NO WRITER ATTRIBUTED

Mr. Peabody opened the first meeting of the Conference last night in Sever 11. There has come about in late years, said Mr. Peabody, in the institutions of this and other lands, a renaissance of study of the Bible. It is said we must study the Bible. It is said we must study the Bible as well as any other book. There are two mistakes made in the study of literature: the precommitted method and the sympathetic method. The one is precommitted because it brings to the study of the Bible the reasons it should find there; the other is unsympathetic because it is purely critical and external. The appreciative state of mind is the one with which to consider this literature. One should appreciate this extraordinary piece of literature to feel its power, for then life is quickened and answered. The Bible has had extraordinary capacity of influence over lives. The prophets of English literature, Carlyle, Ruskin, Newman; and Milton and Cromwell have all been influenced by the Scriptures. The present time is especially timely for young men to make such a study.

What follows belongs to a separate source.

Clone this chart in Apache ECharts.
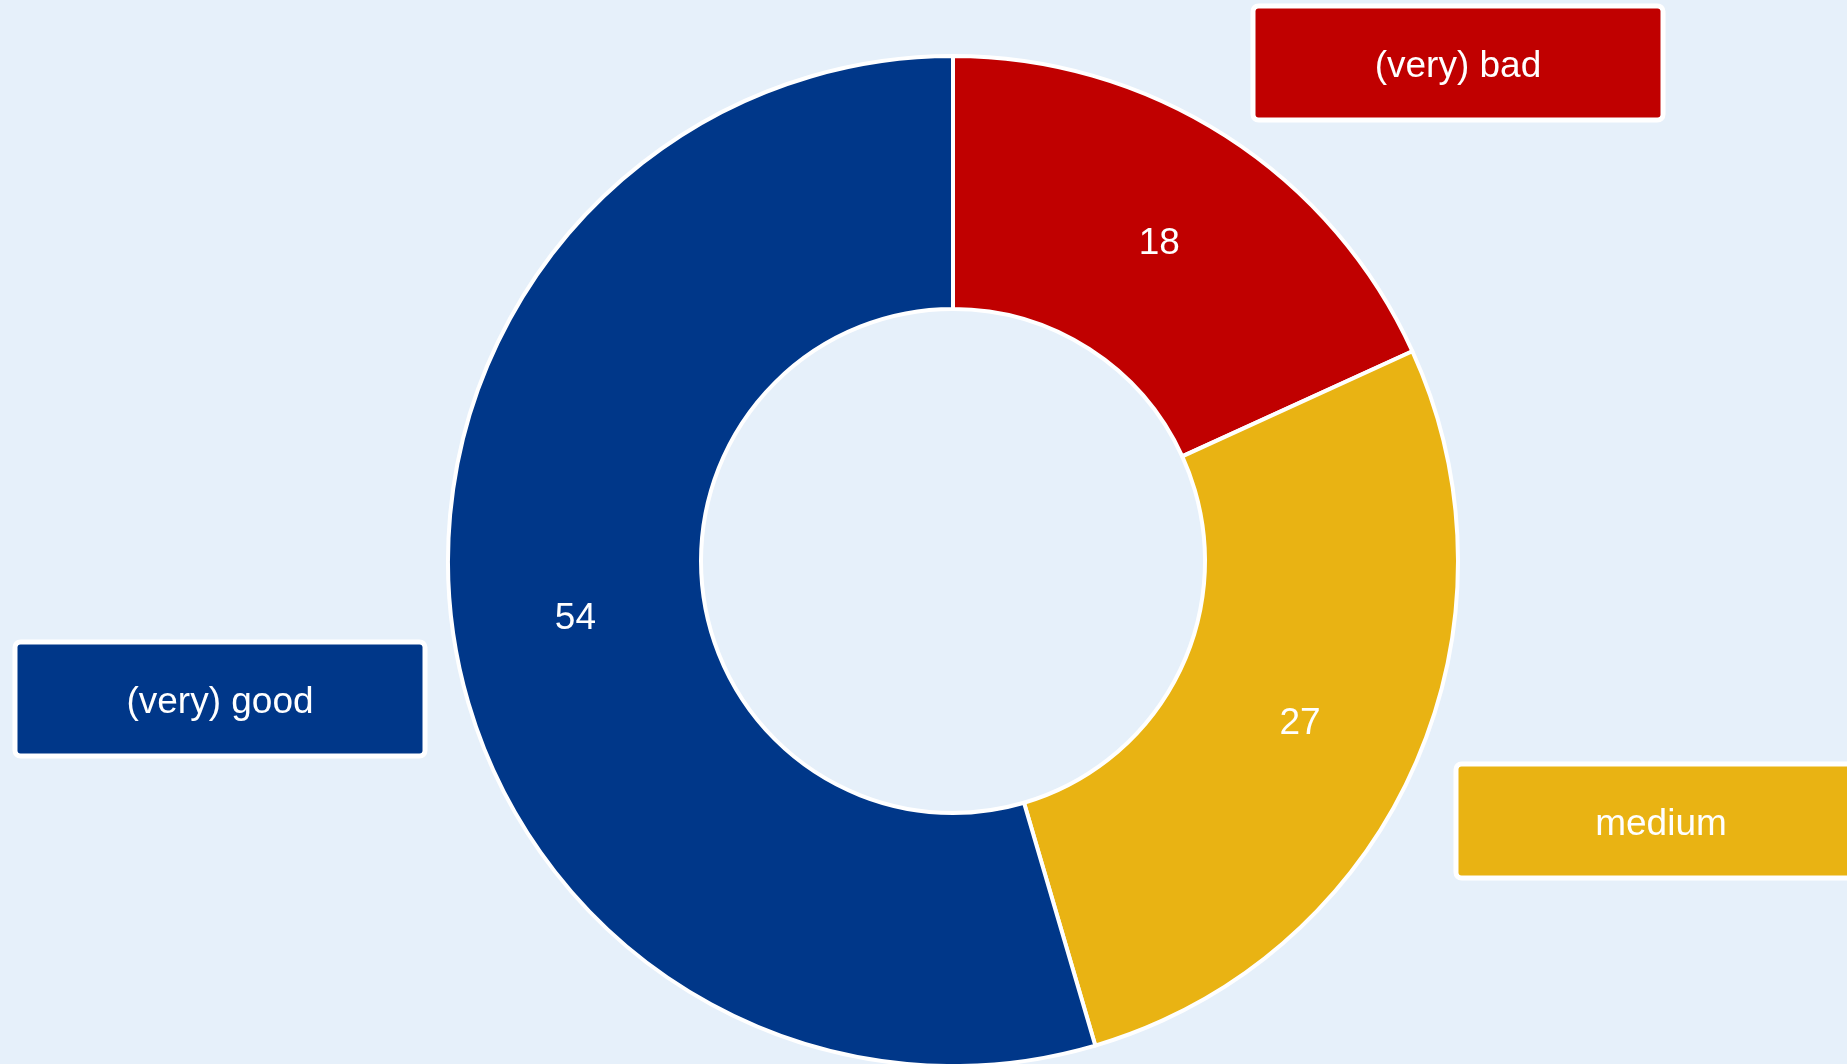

Whatever else new criticism may do, it tends to make the Bible live. The old testament, regarded uncritically, has been to many a pure muddle, a strange object of perplexity. The new criticism makes of the old testament a living growth,- one sees it vividly. In the study by comparative method one feels a repulsion in comparing the Bible with other sacred writings. It is a most stimulating method. The attempt to compare is most profitable to the student, to set familiar literature side by side with the Bible.

Religion is marked by one characteristic-the determination to penetrate beyond the husks to the kernel of faith. Men have discovered that religion is not primarily a matter of opinion, but a matter of life. The Bible has been called a biography, but it is always life speaking to life. The personalities of the Bible speak from age to age. The greatest word of the Bible is "Because I live, ye shall live also." It is not thought to thought, opinion to opinion, but life that brings religion and keeps it new forever.